WHAT IS EXPECTED: Reproduce, please, the span of lines beginning at the line with "Generate a Python" and ending at the line with "ax = fig.add_axes([0.3126, 0.253, 0.517, 0.71])", inclusive, minus any pictures.

SUPPLIED INFORMATION:
___
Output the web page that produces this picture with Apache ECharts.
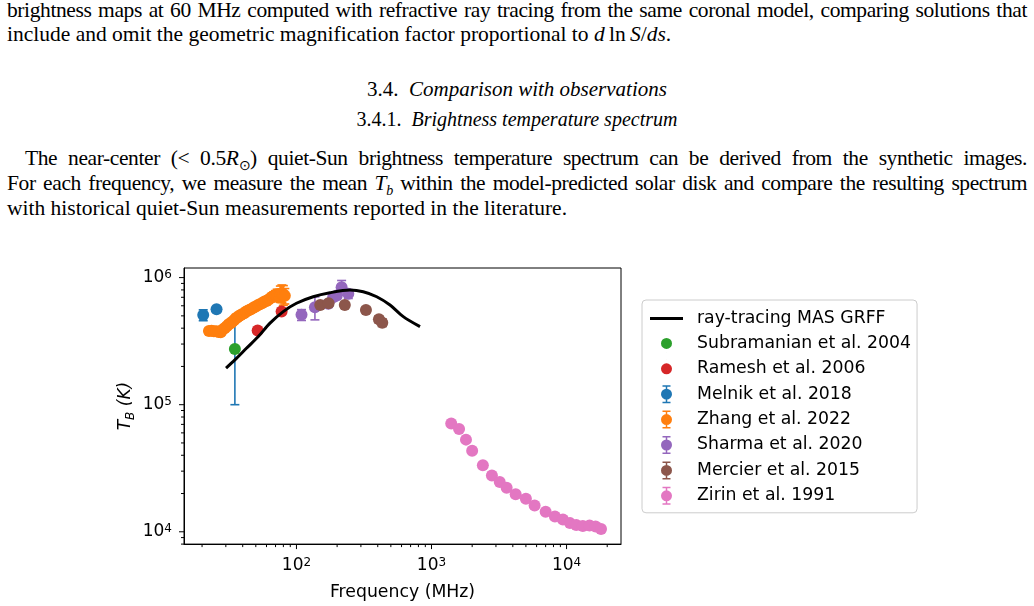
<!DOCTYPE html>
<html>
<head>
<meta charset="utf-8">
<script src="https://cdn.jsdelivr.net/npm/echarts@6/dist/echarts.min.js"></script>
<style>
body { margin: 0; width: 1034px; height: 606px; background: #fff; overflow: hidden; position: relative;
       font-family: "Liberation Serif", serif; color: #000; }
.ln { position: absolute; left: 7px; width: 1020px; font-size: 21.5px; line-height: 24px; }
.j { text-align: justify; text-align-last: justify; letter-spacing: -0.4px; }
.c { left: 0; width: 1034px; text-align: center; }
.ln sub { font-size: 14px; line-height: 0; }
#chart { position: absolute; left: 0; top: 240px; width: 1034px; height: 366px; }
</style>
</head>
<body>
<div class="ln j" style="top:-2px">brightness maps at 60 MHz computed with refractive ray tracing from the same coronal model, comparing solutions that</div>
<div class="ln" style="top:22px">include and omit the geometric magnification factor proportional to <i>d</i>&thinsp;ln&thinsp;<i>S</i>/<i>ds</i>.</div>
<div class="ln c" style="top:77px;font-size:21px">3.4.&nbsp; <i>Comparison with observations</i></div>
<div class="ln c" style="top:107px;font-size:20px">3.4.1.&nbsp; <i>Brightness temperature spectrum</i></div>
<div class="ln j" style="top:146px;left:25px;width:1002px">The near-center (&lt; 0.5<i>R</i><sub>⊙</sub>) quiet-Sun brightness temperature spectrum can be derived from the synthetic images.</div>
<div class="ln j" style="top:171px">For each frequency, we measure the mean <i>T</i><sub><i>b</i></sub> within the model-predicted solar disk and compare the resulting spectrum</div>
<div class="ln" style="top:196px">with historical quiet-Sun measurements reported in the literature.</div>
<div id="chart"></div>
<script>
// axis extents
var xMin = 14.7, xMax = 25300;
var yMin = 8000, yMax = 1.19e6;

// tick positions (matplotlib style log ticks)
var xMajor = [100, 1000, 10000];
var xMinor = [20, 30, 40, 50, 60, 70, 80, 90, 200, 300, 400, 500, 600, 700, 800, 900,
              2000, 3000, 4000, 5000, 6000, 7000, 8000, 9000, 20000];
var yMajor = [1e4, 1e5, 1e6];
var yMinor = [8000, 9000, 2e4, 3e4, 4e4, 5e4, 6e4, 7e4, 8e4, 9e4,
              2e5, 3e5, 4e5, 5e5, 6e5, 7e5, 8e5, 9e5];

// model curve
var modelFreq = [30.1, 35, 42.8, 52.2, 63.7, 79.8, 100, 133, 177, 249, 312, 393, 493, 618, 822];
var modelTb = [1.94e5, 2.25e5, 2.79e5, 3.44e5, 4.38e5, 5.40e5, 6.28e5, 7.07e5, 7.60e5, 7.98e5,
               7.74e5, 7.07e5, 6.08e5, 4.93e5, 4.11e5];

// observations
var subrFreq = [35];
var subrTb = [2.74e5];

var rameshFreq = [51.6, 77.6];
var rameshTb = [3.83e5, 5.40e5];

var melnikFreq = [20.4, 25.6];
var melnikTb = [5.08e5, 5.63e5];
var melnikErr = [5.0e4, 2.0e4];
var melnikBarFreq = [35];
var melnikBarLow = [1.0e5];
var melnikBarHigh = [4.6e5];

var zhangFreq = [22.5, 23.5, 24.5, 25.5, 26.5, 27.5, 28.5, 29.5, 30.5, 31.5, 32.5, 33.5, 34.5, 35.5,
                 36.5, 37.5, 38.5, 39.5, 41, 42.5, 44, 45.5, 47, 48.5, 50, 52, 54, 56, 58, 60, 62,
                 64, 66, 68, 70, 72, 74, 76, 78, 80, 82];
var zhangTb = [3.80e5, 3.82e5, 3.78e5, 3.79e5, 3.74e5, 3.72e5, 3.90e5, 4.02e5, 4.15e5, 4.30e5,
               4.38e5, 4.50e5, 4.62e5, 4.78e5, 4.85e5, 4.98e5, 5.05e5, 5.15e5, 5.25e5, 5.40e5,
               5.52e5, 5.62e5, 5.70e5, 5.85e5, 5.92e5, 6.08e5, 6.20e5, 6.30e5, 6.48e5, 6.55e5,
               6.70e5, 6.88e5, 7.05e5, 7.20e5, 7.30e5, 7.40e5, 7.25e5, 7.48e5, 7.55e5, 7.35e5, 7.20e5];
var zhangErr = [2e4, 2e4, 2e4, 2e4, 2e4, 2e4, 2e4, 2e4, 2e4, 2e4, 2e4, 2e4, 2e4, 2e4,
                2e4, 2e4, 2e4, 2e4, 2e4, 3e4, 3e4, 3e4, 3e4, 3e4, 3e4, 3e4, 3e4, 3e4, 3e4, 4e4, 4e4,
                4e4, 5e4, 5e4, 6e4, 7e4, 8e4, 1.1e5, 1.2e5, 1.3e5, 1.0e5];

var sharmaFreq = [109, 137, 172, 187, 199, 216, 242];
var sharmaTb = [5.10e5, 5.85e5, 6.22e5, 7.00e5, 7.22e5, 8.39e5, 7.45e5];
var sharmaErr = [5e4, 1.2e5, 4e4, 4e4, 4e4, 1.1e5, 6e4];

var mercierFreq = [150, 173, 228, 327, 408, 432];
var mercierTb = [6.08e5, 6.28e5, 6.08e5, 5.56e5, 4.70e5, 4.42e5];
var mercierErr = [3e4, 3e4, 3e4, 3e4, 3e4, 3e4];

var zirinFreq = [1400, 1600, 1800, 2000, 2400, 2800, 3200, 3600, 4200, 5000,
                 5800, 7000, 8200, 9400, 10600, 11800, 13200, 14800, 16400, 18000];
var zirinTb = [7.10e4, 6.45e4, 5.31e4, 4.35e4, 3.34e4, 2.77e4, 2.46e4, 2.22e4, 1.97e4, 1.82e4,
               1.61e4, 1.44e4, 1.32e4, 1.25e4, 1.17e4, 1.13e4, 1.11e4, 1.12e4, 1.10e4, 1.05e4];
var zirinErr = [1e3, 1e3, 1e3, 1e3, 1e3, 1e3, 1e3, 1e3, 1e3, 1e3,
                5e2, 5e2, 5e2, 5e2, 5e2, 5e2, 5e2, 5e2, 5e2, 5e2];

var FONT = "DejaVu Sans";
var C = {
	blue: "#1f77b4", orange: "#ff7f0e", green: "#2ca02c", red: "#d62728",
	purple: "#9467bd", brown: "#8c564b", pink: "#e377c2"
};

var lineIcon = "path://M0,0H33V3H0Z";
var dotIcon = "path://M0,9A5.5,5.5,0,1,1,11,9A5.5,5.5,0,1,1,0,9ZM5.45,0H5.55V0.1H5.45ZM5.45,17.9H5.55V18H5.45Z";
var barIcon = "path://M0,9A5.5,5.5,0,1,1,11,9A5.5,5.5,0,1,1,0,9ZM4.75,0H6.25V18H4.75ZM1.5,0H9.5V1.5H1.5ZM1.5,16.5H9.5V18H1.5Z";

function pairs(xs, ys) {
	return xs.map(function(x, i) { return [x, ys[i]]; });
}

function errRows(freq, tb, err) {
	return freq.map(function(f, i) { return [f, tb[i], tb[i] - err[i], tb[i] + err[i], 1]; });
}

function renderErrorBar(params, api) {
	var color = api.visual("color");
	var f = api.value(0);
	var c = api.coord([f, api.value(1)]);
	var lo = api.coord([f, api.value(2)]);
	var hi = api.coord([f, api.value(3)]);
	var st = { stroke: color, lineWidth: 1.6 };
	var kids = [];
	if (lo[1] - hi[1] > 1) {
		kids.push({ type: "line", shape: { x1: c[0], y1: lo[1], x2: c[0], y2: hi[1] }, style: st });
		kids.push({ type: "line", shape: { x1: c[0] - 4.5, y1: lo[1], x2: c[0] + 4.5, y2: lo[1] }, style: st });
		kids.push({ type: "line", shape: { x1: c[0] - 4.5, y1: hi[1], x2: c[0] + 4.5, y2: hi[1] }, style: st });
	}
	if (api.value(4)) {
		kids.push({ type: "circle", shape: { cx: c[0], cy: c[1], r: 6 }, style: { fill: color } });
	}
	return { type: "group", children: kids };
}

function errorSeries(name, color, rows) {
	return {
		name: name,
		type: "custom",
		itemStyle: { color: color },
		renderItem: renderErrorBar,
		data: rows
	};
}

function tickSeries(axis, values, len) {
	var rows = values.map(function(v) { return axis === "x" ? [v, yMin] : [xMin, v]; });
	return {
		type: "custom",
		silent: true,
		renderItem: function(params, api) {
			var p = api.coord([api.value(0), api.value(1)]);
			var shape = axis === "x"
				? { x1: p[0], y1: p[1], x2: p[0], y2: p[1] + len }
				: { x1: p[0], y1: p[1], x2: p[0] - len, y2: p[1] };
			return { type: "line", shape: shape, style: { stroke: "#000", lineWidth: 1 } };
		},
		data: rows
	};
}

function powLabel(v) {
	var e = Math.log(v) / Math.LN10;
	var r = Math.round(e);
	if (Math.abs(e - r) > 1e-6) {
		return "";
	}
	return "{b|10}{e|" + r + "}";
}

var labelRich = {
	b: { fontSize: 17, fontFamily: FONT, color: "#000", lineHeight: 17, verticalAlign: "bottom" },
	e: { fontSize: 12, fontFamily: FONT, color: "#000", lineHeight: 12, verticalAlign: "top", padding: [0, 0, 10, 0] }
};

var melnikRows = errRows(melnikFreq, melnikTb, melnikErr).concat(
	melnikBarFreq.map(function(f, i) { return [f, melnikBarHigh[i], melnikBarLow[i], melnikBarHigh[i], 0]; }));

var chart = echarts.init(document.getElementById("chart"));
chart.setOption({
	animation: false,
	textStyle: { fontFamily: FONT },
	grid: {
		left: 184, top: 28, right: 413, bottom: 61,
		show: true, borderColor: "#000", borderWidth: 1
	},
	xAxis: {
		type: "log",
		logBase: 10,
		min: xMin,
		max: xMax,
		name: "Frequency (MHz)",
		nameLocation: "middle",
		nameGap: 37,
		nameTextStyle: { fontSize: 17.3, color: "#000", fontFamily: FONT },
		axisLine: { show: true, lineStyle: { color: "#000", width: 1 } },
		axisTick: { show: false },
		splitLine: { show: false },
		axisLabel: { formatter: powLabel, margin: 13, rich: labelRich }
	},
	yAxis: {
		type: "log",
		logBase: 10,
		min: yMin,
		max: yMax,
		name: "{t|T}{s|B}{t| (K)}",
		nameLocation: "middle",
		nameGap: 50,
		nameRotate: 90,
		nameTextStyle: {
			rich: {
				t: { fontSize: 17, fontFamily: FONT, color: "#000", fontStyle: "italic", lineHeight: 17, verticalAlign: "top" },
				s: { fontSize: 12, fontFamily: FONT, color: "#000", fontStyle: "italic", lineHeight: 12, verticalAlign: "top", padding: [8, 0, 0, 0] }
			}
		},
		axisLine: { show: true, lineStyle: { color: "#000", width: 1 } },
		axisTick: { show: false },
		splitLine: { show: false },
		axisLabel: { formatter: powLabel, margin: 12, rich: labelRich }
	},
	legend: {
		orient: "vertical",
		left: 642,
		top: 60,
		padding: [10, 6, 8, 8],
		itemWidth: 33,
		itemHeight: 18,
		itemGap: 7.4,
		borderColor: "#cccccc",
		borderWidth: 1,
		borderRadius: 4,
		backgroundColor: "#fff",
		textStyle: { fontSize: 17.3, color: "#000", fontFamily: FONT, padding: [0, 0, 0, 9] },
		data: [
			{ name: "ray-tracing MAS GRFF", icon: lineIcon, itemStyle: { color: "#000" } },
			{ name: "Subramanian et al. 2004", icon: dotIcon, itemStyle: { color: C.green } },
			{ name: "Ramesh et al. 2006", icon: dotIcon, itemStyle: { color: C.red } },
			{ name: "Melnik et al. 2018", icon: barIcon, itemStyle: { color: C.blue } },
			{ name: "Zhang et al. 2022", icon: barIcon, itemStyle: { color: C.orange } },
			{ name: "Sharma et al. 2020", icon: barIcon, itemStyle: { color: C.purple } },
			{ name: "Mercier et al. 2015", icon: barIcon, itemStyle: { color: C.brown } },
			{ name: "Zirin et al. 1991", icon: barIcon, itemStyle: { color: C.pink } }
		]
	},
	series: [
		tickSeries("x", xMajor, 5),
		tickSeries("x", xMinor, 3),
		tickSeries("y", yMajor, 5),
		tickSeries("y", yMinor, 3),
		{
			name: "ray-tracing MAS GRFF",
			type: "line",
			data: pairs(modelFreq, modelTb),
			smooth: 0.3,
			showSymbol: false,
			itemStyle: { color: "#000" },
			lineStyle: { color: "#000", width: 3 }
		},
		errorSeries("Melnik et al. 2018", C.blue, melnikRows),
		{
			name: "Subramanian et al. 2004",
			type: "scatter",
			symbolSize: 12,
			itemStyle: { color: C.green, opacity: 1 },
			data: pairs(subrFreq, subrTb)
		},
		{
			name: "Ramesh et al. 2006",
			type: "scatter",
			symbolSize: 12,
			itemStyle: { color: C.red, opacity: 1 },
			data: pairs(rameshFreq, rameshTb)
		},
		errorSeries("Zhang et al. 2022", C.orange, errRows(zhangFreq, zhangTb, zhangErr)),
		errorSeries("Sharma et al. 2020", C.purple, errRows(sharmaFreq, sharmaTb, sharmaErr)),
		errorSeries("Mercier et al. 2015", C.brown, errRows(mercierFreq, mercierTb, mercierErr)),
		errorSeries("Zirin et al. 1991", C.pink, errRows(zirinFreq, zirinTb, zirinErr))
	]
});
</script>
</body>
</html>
___
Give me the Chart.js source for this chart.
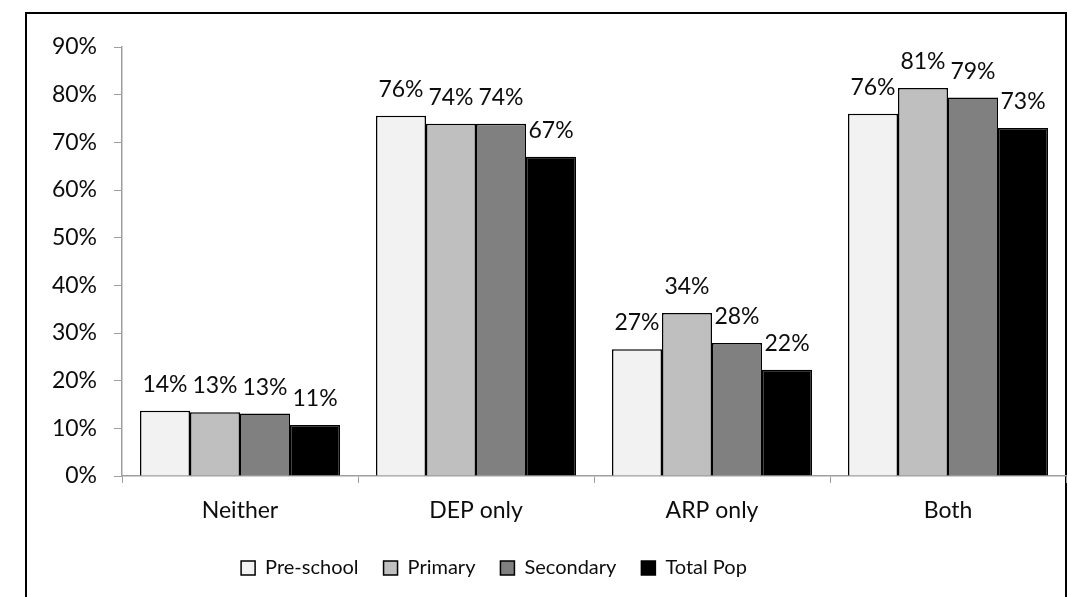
___
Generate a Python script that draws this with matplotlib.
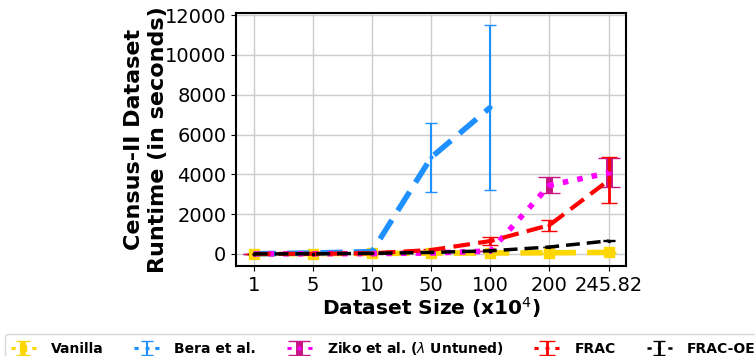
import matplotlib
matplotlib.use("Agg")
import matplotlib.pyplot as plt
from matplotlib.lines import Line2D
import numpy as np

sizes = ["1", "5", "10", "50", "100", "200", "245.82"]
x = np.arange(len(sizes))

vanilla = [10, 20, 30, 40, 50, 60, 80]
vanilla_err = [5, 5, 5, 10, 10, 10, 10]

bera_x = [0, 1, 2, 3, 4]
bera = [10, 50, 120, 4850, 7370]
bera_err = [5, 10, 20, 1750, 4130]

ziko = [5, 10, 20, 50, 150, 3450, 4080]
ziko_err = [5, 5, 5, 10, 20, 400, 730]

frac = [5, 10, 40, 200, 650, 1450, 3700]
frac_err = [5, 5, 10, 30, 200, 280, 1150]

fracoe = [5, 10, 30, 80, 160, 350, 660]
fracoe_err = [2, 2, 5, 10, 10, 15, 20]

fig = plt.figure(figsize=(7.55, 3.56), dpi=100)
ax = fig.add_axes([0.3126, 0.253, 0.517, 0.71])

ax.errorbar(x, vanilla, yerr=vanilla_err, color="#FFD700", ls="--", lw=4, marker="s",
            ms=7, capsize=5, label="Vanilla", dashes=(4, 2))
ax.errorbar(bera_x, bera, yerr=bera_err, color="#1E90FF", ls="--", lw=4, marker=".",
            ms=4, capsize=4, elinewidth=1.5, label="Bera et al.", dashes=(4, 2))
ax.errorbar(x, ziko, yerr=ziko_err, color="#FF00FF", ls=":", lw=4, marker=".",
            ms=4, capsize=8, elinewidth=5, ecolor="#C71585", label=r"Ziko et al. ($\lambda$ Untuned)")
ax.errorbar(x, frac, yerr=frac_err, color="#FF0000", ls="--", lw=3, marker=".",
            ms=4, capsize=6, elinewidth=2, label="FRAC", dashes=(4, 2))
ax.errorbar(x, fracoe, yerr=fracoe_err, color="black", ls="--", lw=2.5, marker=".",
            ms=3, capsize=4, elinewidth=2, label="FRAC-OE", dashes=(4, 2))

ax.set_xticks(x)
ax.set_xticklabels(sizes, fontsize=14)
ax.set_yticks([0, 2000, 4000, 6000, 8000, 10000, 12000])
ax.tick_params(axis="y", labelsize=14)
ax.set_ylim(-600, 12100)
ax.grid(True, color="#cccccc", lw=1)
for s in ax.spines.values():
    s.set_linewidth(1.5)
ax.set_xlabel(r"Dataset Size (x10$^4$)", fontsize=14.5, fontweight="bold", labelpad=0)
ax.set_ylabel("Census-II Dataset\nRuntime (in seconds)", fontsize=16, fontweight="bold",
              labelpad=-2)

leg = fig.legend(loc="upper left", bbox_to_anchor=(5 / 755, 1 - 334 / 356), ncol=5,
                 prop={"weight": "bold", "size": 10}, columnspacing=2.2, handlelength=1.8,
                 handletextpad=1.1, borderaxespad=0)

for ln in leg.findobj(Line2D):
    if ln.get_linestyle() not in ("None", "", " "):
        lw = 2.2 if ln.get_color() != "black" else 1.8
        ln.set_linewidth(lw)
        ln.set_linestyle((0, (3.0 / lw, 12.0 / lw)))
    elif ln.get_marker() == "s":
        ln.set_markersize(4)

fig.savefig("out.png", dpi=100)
___
OUTPUT:
Generate a Python script that draws this with matplotlib.
import matplotlib
matplotlib.use("Agg")
import matplotlib.pyplot as plt
from matplotlib.lines import Line2D
import numpy as np

sizes = ["1", "5", "10", "50", "100", "200", "245.82"]
x = np.arange(len(sizes))

vanilla = [10, 20, 30, 40, 50, 60, 80]
vanilla_err = [5, 5, 5, 10, 10, 10, 10]

bera_x = [0, 1, 2, 3, 4]
bera = [10, 50, 120, 4850, 7370]
bera_err = [5, 10, 20, 1750, 4130]

ziko = [5, 10, 20, 50, 150, 3450, 4080]
ziko_err = [5, 5, 5, 10, 20, 400, 730]

frac = [5, 10, 40, 200, 650, 1450, 3700]
frac_err = [5, 5, 10, 30, 200, 280, 1150]

fracoe = [5, 10, 30, 80, 160, 350, 660]
fracoe_err = [2, 2, 5, 10, 10, 15, 20]

fig = plt.figure(figsize=(7.55, 3.56), dpi=100)
ax = fig.add_axes([0.3126, 0.253, 0.517, 0.71])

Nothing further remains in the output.